29.   We would therefore like to see the Committee consider the following: how will assurance be provided that enable transparency and public scrutiny over progress on targets and goals set for the IRB itself and the wider sector especially parts of the railway that do not report to the IRB? Such mechanisms are on a more mature footing for safety but for sustainability and other aims, any mechanisms are in their infancy/early stages and will need to be supported as the sector drives towards addressing them as a whole system.

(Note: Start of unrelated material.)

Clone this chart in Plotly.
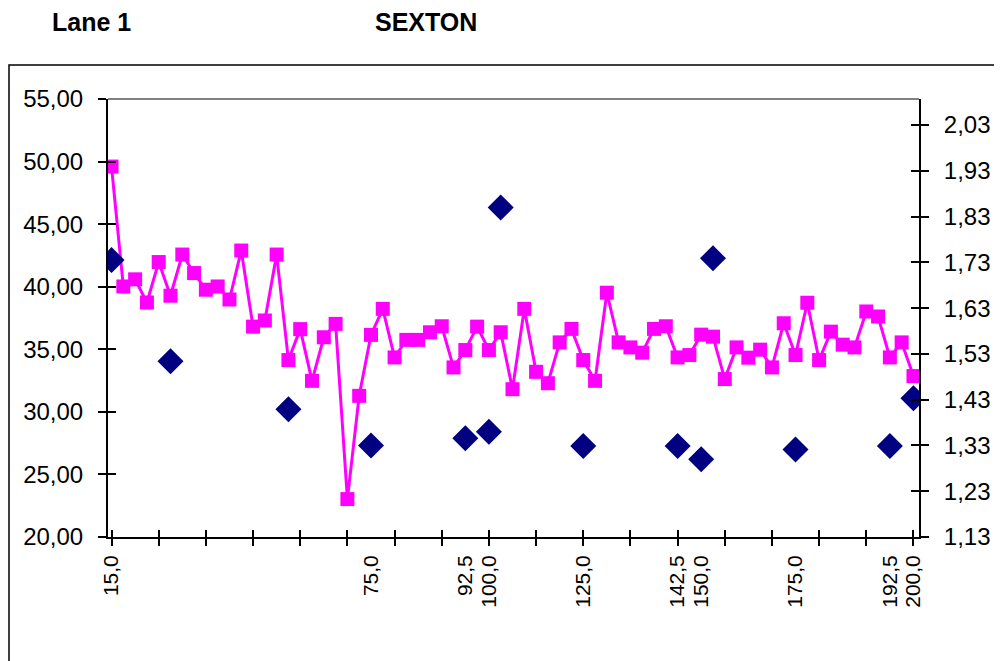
import plotly.graph_objects as go

# ---- data ----
point_index = list(range(69))  # category positions (69 measurements)
speed_values = [
    49.60, 40.02, 40.59, 38.74, 41.97, 39.28, 42.57, 41.09, 39.76, 40.02,
    38.98, 42.89, 36.81, 37.30, 42.57, 34.14, 36.61, 32.48, 35.96, 37.03,
    23.03, 31.28, 36.15, 38.23, 34.35, 35.75, 35.75, 36.36, 36.84, 33.55,
    34.94, 36.81, 34.94, 36.36, 31.81, 38.23, 33.20, 32.29, 35.55, 36.63,
    34.14, 32.48, 39.52, 35.55, 35.15, 34.73, 36.63, 36.84, 34.35, 34.54,
    36.17, 36.01, 32.62, 35.15, 34.33, 34.97, 33.55, 37.08, 34.54, 38.72,
    34.14, 36.41, 35.37, 35.15, 38.02, 37.62, 34.35, 35.55, 32.86,
]
diamond_index = [0, 5, 15, 22, 30, 32, 33, 40, 48, 50, 51, 58, 66, 68]
diamond_values = [1.735, 1.514, 1.409, 1.330, 1.346, 1.360, 1.850, 1.329,
                  1.329, 1.300, 1.739, 1.321, 1.329, 1.433]

label_index = [0, 22, 30, 32, 40, 48, 50, 58, 66, 68]
label_text = ["15,0", "75,0", "92,5", "100,0", "125,0", "142,5", "150,0",
              "175,0", "192,5", "200,0"]
tick_mark_index = list(range(0, 69, 4))

left_ticks = [20, 25, 30, 35, 40, 45, 50, 55]
right_ticks = [1.13, 1.23, 1.33, 1.43, 1.53, 1.63, 1.73, 1.83, 1.93, 2.03]

title_left = "Lane 1"
title_right = "SEXTON"

# ---- layout geometry (page body adds an 8px offset) ----
OFF = 8
W, H = 1002, 661
PL, PR, PT, PB = 108, 919, 99, 537   # plot area in screen pixels
L = PL - OFF
T = PT - OFF
pw, ph = PR - PL, PB - PT
R = W - L - pw
B = H - T - ph

def px_x(px):
    return (px - PL) / pw

def px_y(py):
    return (PB - py) / ph

FONT = "Arial, Liberation Sans, sans-serif"
xr = [-0.3, 68.47]
yr = [20, 55]
y2r = [1.13, 2.087]

fig = go.Figure()
fig.add_trace(go.Scatter(
    x=point_index, y=speed_values, mode="lines+markers",
    line=dict(color="#FF00FF", width=3),
    marker=dict(symbol="square", size=14, color="#FF00FF"),
    xaxis="x", yaxis="y", showlegend=False, hoverinfo="skip",
))
fig.add_trace(go.Scatter(
    x=diamond_index, y=diamond_values, mode="markers",
    marker=dict(symbol="diamond", size=20, color="#000080"),
    xaxis="x", yaxis="y2", showlegend=False, hoverinfo="skip",
))
# empty traces so that the overlay axes (extra ticks / labels) get drawn
for xa, ya in [("x3", "y"), ("x4", "y"), ("x", "y3"), ("x", "y4")]:
    fig.add_trace(go.Scatter(x=[], y=[], xaxis=xa, yaxis=ya, mode="markers",
                             showlegend=False, hoverinfo="skip"))

tickfont_y = dict(family=FONT, size=24, color="black")
tickfont_x = dict(family=FONT, size=21, color="black")

fig.update_layout(
    width=W, height=H,
    margin=dict(l=L, r=R, t=T, b=B, pad=0),
    paper_bgcolor="white", plot_bgcolor="white",
    separators=",.",
    showlegend=False,
    xaxis=dict(range=xr, tickmode="array", tickvals=tick_mark_index,
               ticks="outside", ticklen=7, tickwidth=1.5, tickcolor="black",
               showticklabels=False, showline=True, linecolor="black",
               linewidth=2, showgrid=False, zeroline=False, anchor="y",
               automargin=False),
    xaxis3=dict(range=xr, overlaying="x", anchor="y", tickmode="array",
                tickvals=tick_mark_index, ticks="inside", ticklen=7,
                tickwidth=1.5, tickcolor="black", showticklabels=False,
                showline=False, showgrid=False, zeroline=False,
                automargin=False),
    xaxis4=dict(range=xr, overlaying="x", anchor="y", tickmode="array",
                tickvals=label_index, ticktext=label_text, ticks="",
                tickangle=-90, tickfont=tickfont_x, ticklabelstandoff=13,
                showline=False, showgrid=False, zeroline=False,
                automargin=False),
    yaxis=dict(range=yr, tickmode="array", tickvals=left_ticks,
               tickformat=".2f", ticks="outside", ticklen=8, tickwidth=1.5,
               tickcolor="black", tickfont=tickfont_y, ticklabelstandoff=10,
               showline=True, linecolor="black", linewidth=2,
               showgrid=False, zeroline=False, anchor="x", automargin=False),
    yaxis3=dict(range=yr, overlaying="y", side="left", anchor="x",
                tickmode="array", tickvals=left_ticks, ticks="inside",
                ticklen=8, tickwidth=1.5, tickcolor="black",
                showticklabels=False, showline=False, showgrid=False,
                zeroline=False, automargin=False),
    yaxis2=dict(range=y2r, overlaying="y", side="right", anchor="x",
                tickmode="array", tickvals=right_ticks, tickformat=".2f",
                ticks="outside", ticklen=8, tickwidth=1.5, tickcolor="black",
                tickfont=tickfont_y, ticklabelstandoff=10,
                showline=True, linecolor="black", linewidth=2,
                showgrid=False, zeroline=False, automargin=False),
    yaxis4=dict(range=y2r, overlaying="y", side="right", anchor="x",
                tickmode="array", tickvals=right_ticks, ticks="inside",
                ticklen=8, tickwidth=1.5, tickcolor="black",
                showticklabels=False, showline=False, showgrid=False,
                zeroline=False, automargin=False),
    shapes=[
        dict(type="line", xref="paper", yref="paper", x0=0, x1=1, y0=1, y1=1,
             line=dict(color="#808080", width=2), layer="below"),
        dict(type="rect", xref="paper", yref="paper",
             x0=px_x(OFF + 1), x1=px_x(1020), y0=px_y(680), y1=px_y(65),
             line=dict(color="black", width=1.5), layer="below"),
    ],
    annotations=[
        dict(text=f"<b>{title_left}</b>", xref="paper", yref="paper",
             x=px_x(50), y=px_y(22), xanchor="left", yanchor="middle",
             showarrow=False, font=dict(family=FONT, size=25, color="black")),
        dict(text=f"<b>{title_right}</b>", xref="paper", yref="paper",
             x=px_x(373), y=px_y(22), xanchor="left", yanchor="middle",
             showarrow=False, font=dict(family=FONT, size=25, color="black")),
    ],
)

fig.write_html("out.html")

30.   Recommendation: The Secretary of State should outline how the new IRB will use its central position in the UK railway network to monitor progress towards a more sustainable railway and how its own efforts in enabling progress will be scrutinised and supported. The RSSB strongly urges that an opportunity should be given via a relevant consultation (such as when the IRB licence conditions are proposed) for stakeholders to provide thoughts on any mechanisms to monitor and encourage progress on sustainable goals.


Additional Comments


RSSB is keen to support the Transport Committee’s pre-scrutiny inquiry to our full capabilities and is available to provide oral evidence during the inquiry’s proceedings.